Il vit dans un ordre de cathédrale, dans un silence de cathédrale, qui de dérive en dérive et jamais par dates nous conduit du début des réveils à la fin de l'œuvre. Lecteur, je te l'avais pourtant dit, « longtemps je me suis couché de bonne heure » : la première phrase, emblématique du liivre, renvoyait, par sa grammaire même, à une tout autre époque dans laquelle, maintenant, je me couche au matin, occupé à écrire toute la nuit ce que je me suis si longtemps parlé — ainsi, entre autres, allusivement dans ce tableau de Doncières vu par un sourd, les amours entières de Saint-Loup, passées, présentes et futures.

 

Entre le sourd et les muets qui le servent, il existe un contrat tacite. Sous peine que le livre lui tombe des mains, le lecteur attentif de ces longues phrases liées par la logique souveraine de cette parole, doit faire silence en lui-même pour écouter et suivre, dans l'abnégation de toute autre préoccupation et pensée, sa propre voix imaginée qui s'efforce à reproduire la voix imaginaire du Narrateur, telle que celle-ci porte les moments de sa vie, à lui narrateur et à lui lecteur, aux dimensions épiques d'un récit du Nouveau ou de l'Ancien Testament et jusque dans la Mort elle-même, représentée comme l'écroulement inoffensif d'un décor de théâtre.

Tel est le devoir qui incombe au lecteur de Proust, en vertu d'une vision :

La vraie vie, la vie enfin découverte et éclaircie, la seule vie par conséquent pleinement vécue, c'est la littérature.
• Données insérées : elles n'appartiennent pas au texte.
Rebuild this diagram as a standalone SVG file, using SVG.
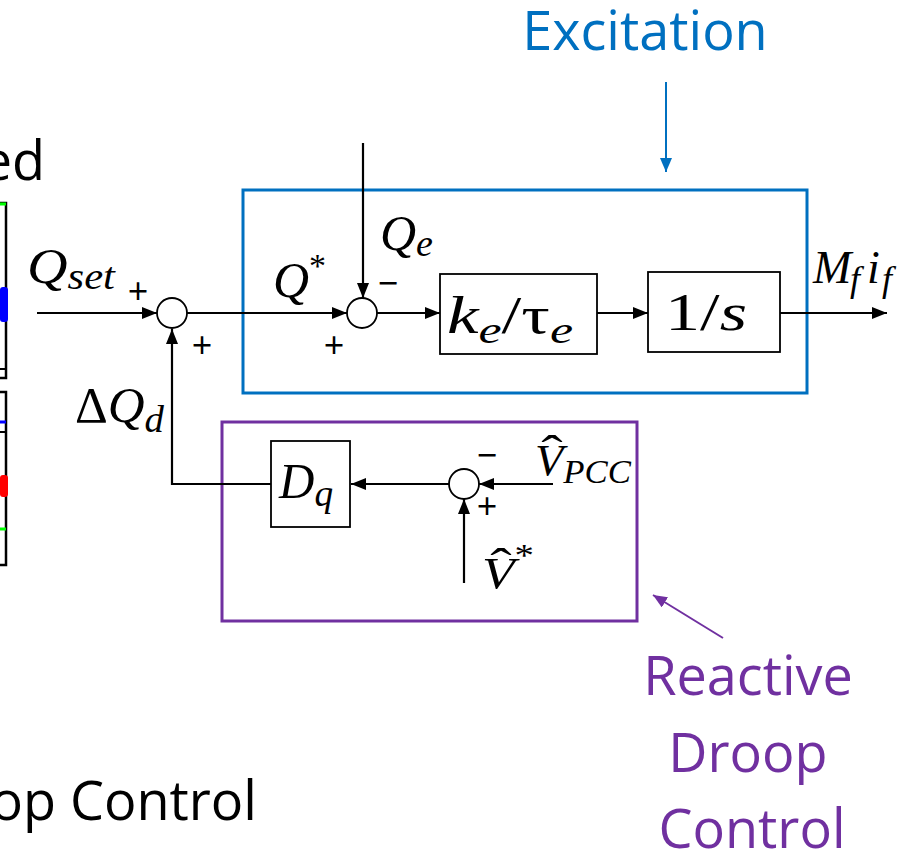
<svg xmlns="http://www.w3.org/2000/svg" width="917" height="852" viewBox="0 0 917 852">
<defs>
<marker id="ah" markerUnits="userSpaceOnUse" markerWidth="15" markerHeight="12" refX="15" refY="6" orient="auto"><path d="M0,0 L15,6 L0,12 z" fill="#000"/></marker>
<marker id="ahb" markerUnits="userSpaceOnUse" markerWidth="14" markerHeight="12" refX="14" refY="6" orient="auto"><path d="M0,0 L14,6 L0,12 z" fill="#0070C0"/></marker>
<marker id="ahp" markerUnits="userSpaceOnUse" markerWidth="14" markerHeight="12" refX="14" refY="6" orient="auto"><path d="M0,0 L14,6 L0,12 z" fill="#7030A0"/></marker>
<style>
.ln{fill:none;stroke:#000;stroke-width:2.2}
.blk{fill:#fff;stroke:#000;stroke-width:1.8}
.sum{fill:#fff;stroke:#000;stroke-width:1.8}
.m{font-family:"Liberation Serif","DejaVu Serif",serif;font-style:italic;fill:#000}
.r{font-family:"Liberation Serif","DejaVu Serif",serif;fill:#000}
.sg{font-family:"Open Sans","Liberation Sans",sans-serif;font-size:36px;fill:#000;text-anchor:middle}
.lab{font-family:"Open Sans","Liberation Sans",sans-serif;font-size:54px}
</style>
</defs>

<!-- partial left element -->
<g id="left-partial">
<text x="45" y="180" class="lab" text-anchor="end" fill="#000" font-size="50">ed</text>
<rect x="-10" y="203" width="16" height="175" fill="none" stroke="#000" stroke-width="2.5"/>
<line x1="0" y1="204" x2="6" y2="204" stroke="#00FF00" stroke-width="3"/>
<rect x="0" y="287" width="8" height="35" rx="3" fill="#0000FF"/>
<line x1="0" y1="369" x2="6" y2="369" stroke="#000" stroke-width="2"/>
<rect x="-10" y="392" width="16" height="173" fill="none" stroke="#000" stroke-width="2.5"/>
<line x1="0" y1="422" x2="6" y2="422" stroke="#0000FF" stroke-width="3"/>
<line x1="0" y1="432" x2="6" y2="432" stroke="#000" stroke-width="2"/>
<rect x="0" y="475" width="8" height="22" rx="3" fill="#FF0000"/>
<line x1="0" y1="529" x2="6" y2="529" stroke="#00FF00" stroke-width="3"/>
<text x="257" y="820" class="lab" text-anchor="end" fill="#000" font-size="56">op Control</text>
</g>

<!-- group boxes -->
<g id="excitation-box">
<rect x="243" y="190" width="564" height="203" fill="none" stroke="#0070C0" stroke-width="3"/>
<text x="645" y="50" class="lab" text-anchor="middle" fill="#0070C0">Excitation</text>
</g>
<g id="droop-box">
<rect x="222" y="422" width="415" height="199" fill="none" stroke="#7030A0" stroke-width="3"/>
<text class="lab" text-anchor="middle" fill="#7030A0"><tspan x="748" y="695">Reactive</tspan><tspan x="748" y="772">Droop</tspan><tspan x="752" y="848">Control</tspan></text>
</g>

<!-- connectors -->
<g id="connectors">
<path class="ln" d="M37,313 L157,313" marker-end="url(#ah)"/>
<path class="ln" d="M187,313 L347,313" marker-end="url(#ah)"/>
<path class="ln" d="M363,143 L363,298" marker-end="url(#ah)"/>
<path class="ln" d="M377,313 L440,313" marker-end="url(#ah)"/>
<path class="ln" d="M597,313 L648,313" marker-end="url(#ah)"/>
<path class="ln" d="M780,313 L887,313" marker-end="url(#ah)"/>
<path class="ln" d="M271,484 L172,484 L172,329" marker-end="url(#ah)"/>
<path class="ln" d="M449,484 L351,484" marker-end="url(#ah)"/>
<path class="ln" d="M553,484 L479,484" marker-end="url(#ah)"/>
<path class="ln" d="M464,583 L464,499" marker-end="url(#ah)"/>
<path d="M666,82 L666,172" fill="none" stroke="#0070C0" stroke-width="2" marker-end="url(#ahb)"/>
<path d="M723,638 L653,595" fill="none" stroke="#7030A0" stroke-width="2" marker-end="url(#ahp)"/>
</g>

<!-- nodes -->
<g id="sum1"><circle class="sum" cx="172" cy="313" r="15"/>
<text class="sg" x="138" y="304">+</text><text class="sg" x="202" y="358">+</text></g>
<g id="sum2"><circle class="sum" cx="362" cy="313" r="15"/>
<text class="sg" x="334" y="358">+</text><text class="sg" x="388" y="296">−</text></g>
<g id="sum3"><circle class="sum" cx="464" cy="484" r="15"/>
<text class="sg" x="487" y="468">−</text><text class="sg" x="487" y="519">+</text></g>

<g id="ke-block"><rect class="blk" x="440" y="274" width="157" height="80"/>
<text class="m" font-size="52" x="447" y="333" textLength="126" lengthAdjust="spacingAndGlyphs">k<tspan font-size="38" dy="10">e</tspan><tspan font-style="normal" dy="-10">/τ</tspan><tspan font-size="38" dy="10">e</tspan></text></g>
<g id="int-block"><rect class="blk" x="648" y="272" width="132" height="80"/>
<text class="r" font-size="52" x="665" y="330" textLength="82" lengthAdjust="spacingAndGlyphs">1/<tspan font-style="italic">s</tspan></text></g>
<g id="dq-block"><rect class="blk" x="271" y="441" width="79" height="86"/>
<text class="m" font-size="50" x="279" y="498" textLength="54" lengthAdjust="spacingAndGlyphs">D<tspan font-size="38" dy="8">q</tspan></text></g>

<!-- signal labels -->
<g id="labels">
<text class="m" font-size="50" x="27" y="283" textLength="88" lengthAdjust="spacingAndGlyphs">Q<tspan font-size="38" dy="6">set</tspan></text>
<text class="m" font-size="50" x="273" y="297" textLength="53" lengthAdjust="spacingAndGlyphs">Q<tspan font-size="34" font-style="normal" dy="-20">*</tspan></text>
<text class="m" font-size="50" x="380" y="250" textLength="53" lengthAdjust="spacingAndGlyphs">Q<tspan font-size="38" dy="6">e</tspan></text>
<text class="m" font-size="46" x="813" y="283">M<tspan font-size="36" x="850" dy="8">f</tspan><tspan x="867" dy="-8">i</tspan><tspan font-size="36" x="882" dy="8">f</tspan></text>
<text class="m" font-size="50" x="75" y="422" textLength="89" lengthAdjust="spacingAndGlyphs"><tspan font-style="normal">Δ</tspan>Q<tspan font-size="38" dy="10">d</tspan></text>
<text class="m" font-size="44" x="535" y="475" textLength="96" lengthAdjust="spacingAndGlyphs">V<tspan font-size="33" dy="8">PCC</tspan></text>
<text class="r" font-size="46" x="552" y="468" text-anchor="middle" transform="translate(552 0) scale(1.4 1) translate(-552 0)">ˆ</text>
<text class="m" font-size="44" x="482" y="588" textLength="52" lengthAdjust="spacingAndGlyphs">V<tspan font-size="32" font-style="normal" dy="-22">*</tspan></text>
<text class="r" font-size="46" x="501" y="581" text-anchor="middle" transform="translate(501 0) scale(1.4 1) translate(-501 0)">ˆ</text>
</g>
</svg>
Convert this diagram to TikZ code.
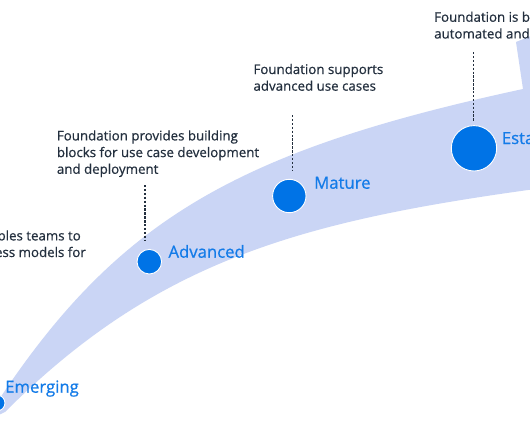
\documentclass[tikz,border=0pt]{standalone}
\usepackage{fontspec}
\setmainfont{Open Sans}
\newfontfamily\notefont{Open Sans}[FakeBold=0.6]
\newfontfamily\lblfont{Open Sans}[FakeBold=0.8]
\definecolor{bandc}{HTML}{CAD5F5}
\definecolor{dotc}{HTML}{0073E6}
\definecolor{lblc}{HTML}{137BE8}
\definecolor{inkc}{HTML}{232F3E}
\begin{document}
\begin{tikzpicture}[x=1pt,y=-1pt,
  stagedot/.style={circle,fill=dotc,draw=white,line width=0.9pt,inner sep=0pt},
  stagelbl/.style={anchor=base west,inner sep=0pt,text=lblc,font=\lblfont\fontsize{16.7}{20}\selectfont},
  note/.style={anchor=base west,inner sep=0pt,text=inkc,align=left,font=\notefont\fontsize{13.3}{16.7}\selectfont},
  notee/.style={anchor=base east,inner sep=0pt,text=inkc,font=\notefont\fontsize{13.3}{16.7}\selectfont},
  dashline/.style={draw=inkc,line width=1.5pt,dash pattern=on 2.4pt off 1.5pt}]
\useasboundingbox (0,0) rectangle (530,442);
\clip (0,0) rectangle (530,442);
\fill[white] (0,0) rectangle (530,442);
% band arrow
\fill[bandc] (-12,420) -- (0,398) .. controls (120,218) and (240,150) .. (523,89)
  -- (516,42) -- (570,20) -- (570,188) -- (528,190)
  .. controls (298,222) and (155,262) .. (5,412) -- cycle;
% dashed connectors
\coordinate (a1) at (145,185); \coordinate (a2) at (145,240);
\coordinate (m1) at (292.5,115); \coordinate (m2) at (292.5,170);
\coordinate (e1) at (473.3,52); \coordinate (e2) at (473.3,121);
\draw[dashline] (a1) -- (a2);
\draw[dashline] (m1) -- (m2);
\draw[dashline] (e1) -- (e2);
% stage dots
\node[stagedot,minimum size=16pt] (emd) at (-3,403) {};
\node[stagedot,minimum size=24.6pt] (add) at (149.3,261.7) {};
\node[stagedot,minimum size=33.4pt] (mad) at (289.3,196) {};
\node[stagedot,minimum size=45.4pt] (esd) at (474,148.3) {};
% stage labels
\node[stagelbl] (eml) at (5,392.7) {Emerging};
\node[stagelbl] (adl) at (168.3,257.7) {Advanced};
\node[stagelbl] (mal) at (314,188.7) {Mature};
\node[stagelbl] (esl) at (501.7,144) {Esta};
% notes (base anchor = last line)
\node[note] (n4) at (434,38.45) {Foundation is b\\automated and};
\node[note] (n3) at (253.3,90.7) {Foundation supports\\advanced use cases};
\node[note] (n2) at (56.7,173.8) {Foundation provides building\\blocks for use case development\\and deployment};
\node[notee] (n1a) at (81,240.4) {bles teams to};
\node[notee] (n1b) at (86,257) {ess models for};
\end{tikzpicture}
\end{document}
Cette vie qui, en un sens, habite à tout instant chez tous les hommes aussi bien que chez l'artiste. […] Notre vie ; et aussi la vie des autres ; car le style pour l'écrivain aussi bien que la couleur pour le peintre est une question non de technique mais de vision[6].

Conformer sa voix intime et inépuisable à la vision du Narrateur, et le style de sa lecture à celui de l'écrivain, cela en venant, lui lecteur occasionnel, relayer bien d'autres lecteurs en arrière et en avant de lui-même, et assurer dans cette communauté tout humaine, fidèlement et sans forcément le savoir, innocemment comme une Françoise, la pérennité de l'œuvre.

Pierre Campion



[1] Proust, À la recherche du temps perdu, Gallimard, coll. de la Pléiade, 2022, édition de Jean-Yves Tadié en 2 volumes, I, p. 376-377.

[2] Du côté de chez Swann, ibid. I, p. 8.

[3] Du côté de chez Swann, ibid. I, p. 5.

[4] La tempête apaisée : Matthieu 8, 23-27 ; Marc 4, 35-41 ; Luc 8,  22-25. La traversée de la mer Rouge : Exode 14, 15-31.

[5] Le Temps retrouvé, ibid. II, p. 1499.

[6] Le Temps retrouvé, ibid. II, p. 1352.